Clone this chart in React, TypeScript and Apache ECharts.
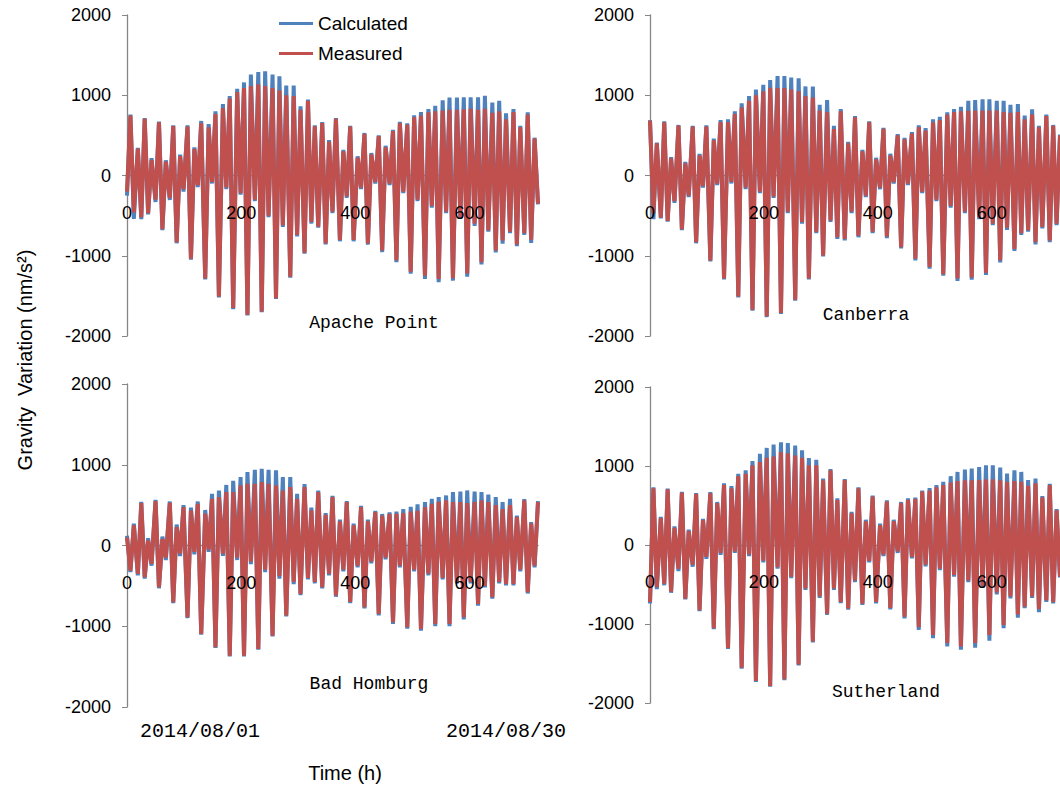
import React, { useEffect, useRef } from "react";
import * as echarts from "echarts";

// Hours of successive tidal extrema (h)
const HOURS = [0,6,12,19,25,31,37,43,50,56,62,68,75,81,87,93,99,106,112,118,124,130,137,143,149,155,161,168,174,180,186,193,199,205,211,217,224,230,236,242,248,255,261,267,273,279,286,292,298,304,311,317,323,329,335,342,348,354,360,366,373,379,385,391,397,404,410,416,422,428,435,441,447,453,460,466,472,478,484,491,497,503,509,515,522,528,534,540,546,553,559,565,571,578,584,590,596,602,609,615,621,627,633,640,646,652,658,664,671,677,683,689,696,702,708,714,720];

const X_TICKS = { min: 0, max: 720, interval: 200 };
const Y_TICKS = { min: -2000, max: 2000, interval: 1000 };

// Apache Point
const AP_MEAS = [-200,746,-460,336,-520,705,-470,193,-300,664,-668,172,-280,615,-832,240,-170,610,-1037,330,-120,650,-1283,600,-80,766,-1508,840,-150,960,-1652,1040,-220,1090,-1734,1115,-300,1135,-1693,1115,-500,1090,-1529,1060,-620,1000,-1262,990,-740,820,-962,930,-580,612,-637,654,-846,420,-450,705,-804,300,-260,610,-804,220,-150,520,-846,260,-80,490,-934,350,-100,553,-1057,652,-200,631,-1200,725,-300,746,-1250,787,-380,800,-1290,810,-450,820,-1280,820,-520,825,-1220,830,-600,820,-1080,830,-680,780,-934,800,-810,700,-700,790,-860,600,-720,760,-800,460,-350];
const AP_CALC = [-250,760,-540,345,-545,715,-485,215,-330,672,-680,190,-305,625,-845,260,-200,625,-1050,350,-145,680,-1295,640,-100,800,-1520,890,-170,990,-1665,1080,-240,1160,-1745,1258,-320,1288,-1705,1300,-520,1258,-1540,1237,-640,1120,-1275,1120,-760,862,-975,946,-600,625,-650,665,-860,440,-470,717,-820,320,-280,620,-820,240,-170,530,-862,280,-100,500,-955,370,-120,570,-1080,670,-220,650,-1225,750,-320,790,-1290,828,-400,869,-1330,938,-470,971,-1310,971,-540,975,-1260,975,-630,975,-1110,992,-700,910,-960,930,-850,775,-720,828,-880,620,-740,787,-840,471,-360];

// Canberra
const CB_MEAS = [684,-470,400,-525,664,-566,213,-320,623,-668,150,-250,610,-832,250,-130,610,-1057,440,-100,664,-1283,664,-80,766,-1508,848,-150,930,-1672,1000,-200,1050,-1754,1094,-260,1090,-1713,1090,-450,1070,-1549,1050,-580,990,-1283,970,-700,810,-996,790,-560,580,-770,800,-791,400,-450,725,-750,300,-250,664,-700,200,-150,582,-760,250,-80,500,-893,450,-100,520,-1037,602,-200,560,-1140,664,-300,690,-1230,760,-380,790,-1283,800,-450,805,-1270,810,-520,810,-1210,810,-600,810,-1057,790,-650,780,-914,790,-720,700,-680,760,-830,600,-640,740,-810,620,-600,500];
const CB_CALC = [690,-545,410,-535,675,-575,230,-340,630,-680,170,-270,620,-845,270,-150,625,-1070,460,-120,690,-1295,700,-100,800,-1520,900,-170,990,-1685,1070,-220,1130,-1765,1189,-280,1238,-1725,1238,-470,1220,-1560,1210,-600,1110,-1295,1110,-720,880,-1010,940,-580,620,-790,828,-810,420,-470,740,-770,320,-270,675,-720,220,-170,595,-780,270,-100,515,-910,470,-120,540,-1060,625,-220,590,-1160,700,-320,730,-1250,787,-400,828,-1315,856,-470,930,-1300,940,-545,950,-1240,950,-620,930,-1085,930,-680,881,-940,889,-740,746,-700,825,-860,620,-660,760,-830,630,-620,510];

// Bad Homburg
const BH_MEAS = [100,-310,250,-351,525,-392,60,-227,550,-516,80,-150,529,-702,227,-100,475,-888,434,-80,516,-1095,393,-50,578,-1260,600,-100,661,-1364,661,-150,744,-1364,765,-200,764,-1281,785,-300,764,-1116,744,-380,680,-867,723,-450,578,-599,722,-400,434,-450,660,-516,380,-350,600,-619,300,-300,537,-700,250,-250,475,-764,300,-200,413,-847,370,-150,390,-950,392,-250,400,-1012,420,-300,430,-1033,475,-350,516,-971,540,-400,558,-971,537,-450,537,-888,525,-450,537,-723,558,-500,537,-640,500,-450,450,-475,500,-475,351,-300,558,-579,270,-250,537];
const BH_CALC = [120,-330,270,-370,540,-410,90,-250,565,-530,110,-180,545,-715,260,-130,500,-900,470,-110,545,-1105,440,-80,640,-1270,680,-130,750,-1375,800,-180,847,-1375,909,-230,938,-1290,950,-330,938,-1125,930,-410,847,-880,847,-480,640,-615,760,-420,470,-470,680,-530,400,-370,615,-635,320,-320,550,-715,270,-270,490,-780,320,-220,430,-865,390,-170,410,-970,420,-270,450,-1030,480,-320,510,-1055,537,-370,578,-1000,599,-420,620,-1000,661,-470,669,-915,682,-470,669,-745,661,-520,632,-660,600,-470,537,-495,578,-495,370,-320,575,-595,290,-270,550];

// Sutherland
const SL_MEAS = [-721,717,-533,342,-490,704,-590,217,-300,662,-679,175,-250,646,-825,313,-150,654,-1054,529,-100,758,-1304,717,-80,871,-1554,900,-120,1010,-1721,1050,-200,1104,-1783,1120,-280,1175,-1700,1160,-400,1133,-1512,1104,-550,1008,-1221,1008,-650,820,-870,946,-550,570,-720,821,-804,400,-450,717,-742,300,-200,612,-721,250,-120,550,-796,300,-80,529,-908,570,-150,583,-1040,675,-250,690,-1140,730,-300,760,-1240,790,-380,810,-1283,820,-450,820,-1240,821,-520,830,-1140,830,-600,820,-1012,800,-650,810,-880,800,-780,750,-650,780,-810,602,-700,758,-720,440,-400];
const SL_CALC = [-740,730,-560,355,-510,715,-605,235,-330,672,-690,195,-275,656,-838,330,-175,670,-1066,545,-125,780,-1316,745,-100,900,-1566,946,-140,1062,-1733,1154,-220,1229,-1795,1271,-300,1300,-1712,1290,-420,1260,-1525,1200,-570,1100,-1235,1080,-670,840,-885,960,-570,590,-735,835,-820,420,-470,730,-760,320,-220,625,-740,270,-140,565,-815,320,-100,545,-930,590,-170,600,-1075,690,-270,720,-1179,758,-320,800,-1283,871,-400,925,-1325,954,-470,967,-1300,988,-545,1008,-1212,1008,-625,980,-1054,904,-675,946,-920,925,-800,821,-670,842,-850,620,-720,775,-740,455,-410];

const STATIONS = ["Apache Point", "Canberra", "Bad Homburg", "Sutherland"];
const MEAS = [AP_MEAS, CB_MEAS, BH_MEAS, SL_MEAS];
const CALC = [AP_CALC, CB_CALC, BH_CALC, SL_CALC];
const DATE_LABELS = ["2014/08/01", "2014/08/30"];

const GRIDS = [
  { left: 127, top: 15, width: 411, height: 321 },
  { left: 650, top: 15, width: 411, height: 321 },
  { left: 127, top: 384, width: 411, height: 323 },
  { left: 650, top: 387, width: 411, height: 316 },
];
const STATION_POS = [
  [374, 323],
  [866, 315],
  [369, 684],
  [886, 692],
];

const BLUE = "#4F81BD";
const RED = "#C0504D";
const AXIS = "#868686";

export default function App() {
  const ref = useRef<HTMLDivElement>(null);
  useEffect(() => {
    if (!ref.current) return;
    const chart = echarts.init(ref.current, null, { renderer: "svg" });
    const pair = (arr: number[]) => arr.map((v, i) => [HOURS[i], v]);
    const series: any[] = [];
    STATIONS.forEach((s, i) => {
      series.push({
        name: "Calculated",
        type: "line",
        xAxisIndex: i,
        yAxisIndex: i,
        data: pair(CALC[i]),
        showSymbol: false,
        symbol: "none",
        lineStyle: { width: 4, color: BLUE },
        itemStyle: { color: BLUE },
        z: 2,
      });
      series.push({
        name: "Measured",
        type: "line",
        xAxisIndex: i,
        yAxisIndex: i,
        data: pair(MEAS[i]),
        showSymbol: false,
        symbol: "none",
        lineStyle: { width: 4, color: RED },
        itemStyle: { color: RED },
        z: 3,
      });
    });
    const baseX = (g: any, i: number) => ({
      type: "value",
      gridIndex: i,
      position: "bottom",
      offset: -g.height / 2,
      min: X_TICKS.min,
      max: X_TICKS.max,
      interval: X_TICKS.interval,
      axisTick: { show: false },
      splitLine: { show: false },
    });
    const lineAxes = GRIDS.map((g, i) => ({
      ...baseX(g, i),
      z: 0,
      axisLine: { show: true, onZero: false, lineStyle: { color: AXIS, width: 1.3 } },
      axisLabel: { show: false },
    }));
    const labelAxes = GRIDS.map((g, i) => ({
      ...baseX(g, i),
      z: 10,
      axisLine: { show: false, onZero: false },
      axisLabel: {
        margin: 28,
        fontSize: 18,
        color: "#000",
        fontFamily: "Liberation Sans",
        showMaxLabel: false,
      },
    }));
    const option: any = {
      animation: false,
      backgroundColor: "#fff",
      grid: GRIDS.map((g) => ({ ...g, containLabel: false })),
      xAxis: [...lineAxes, ...labelAxes],
      yAxis: GRIDS.map((_, i) => ({
        type: "value",
        gridIndex: i,
        min: Y_TICKS.min,
        max: Y_TICKS.max,
        interval: Y_TICKS.interval,
        axisLine: { show: true, onZero: false, lineStyle: { color: AXIS, width: 1.3 } },
        axisTick: { show: true, length: 5, lineStyle: { color: AXIS } },
        splitLine: { show: false },
        axisLabel: {
          margin: 16,
          fontSize: 18,
          color: "#000",
          fontFamily: "Liberation Sans",
          formatter: (v: number) => String(v),
        },
      })),
      legend: {
        data: ["Calculated", "Measured"],
        orient: "vertical",
        left: 274,
        top: 9,
        itemWidth: 34,
        itemHeight: 3,
        itemGap: 11,
        icon: "rect",
        textStyle: { fontSize: 19, color: "#000", fontFamily: "Liberation Sans" },
      },
      graphic: [
        ...STATIONS.map((s, i) => ({
          type: "text",
          x: STATION_POS[i][0],
          y: STATION_POS[i][1],
          style: {
            text: s,
            fill: "#000",
            font: "18px 'Liberation Mono'",
            textAlign: "center",
            textVerticalAlign: "middle",
          },
        })),
        {
          type: "text",
          x: 200,
          y: 731,
          style: { text: DATE_LABELS[0], fill: "#000", font: "20px 'Liberation Mono'", textAlign: "center", textVerticalAlign: "middle" },
        },
        {
          type: "text",
          x: 506,
          y: 731,
          style: { text: DATE_LABELS[1], fill: "#000", font: "20px 'Liberation Mono'", textAlign: "center", textVerticalAlign: "middle" },
        },
        {
          type: "text",
          x: 345,
          y: 773,
          style: { text: "Time (h)", fill: "#000", font: "20px 'Liberation Sans'", textAlign: "center", textVerticalAlign: "middle" },
        },
        {
          type: "text",
          x: 25,
          y: 360,
          rotation: Math.PI / 2,
          style: {
            text: "Gravity  Variation (nm/s²)",
            fill: "#000",
            font: "20px 'Liberation Sans'",
            textAlign: "center",
            textVerticalAlign: "middle",
          },
        },
      ],
      series,
    };
    chart.setOption(option);
    return () => chart.dispose();
  }, []);
  return (
    <div
      ref={ref}
      style={{ position: "absolute", left: 0, top: 0, width: 1060, height: 790, background: "#fff" }}
    />
  );
}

· · ·

_Description of the task_.
What is the number of lines above that contain the string "Apache"? Answer with the number alone.

_The reply_.
3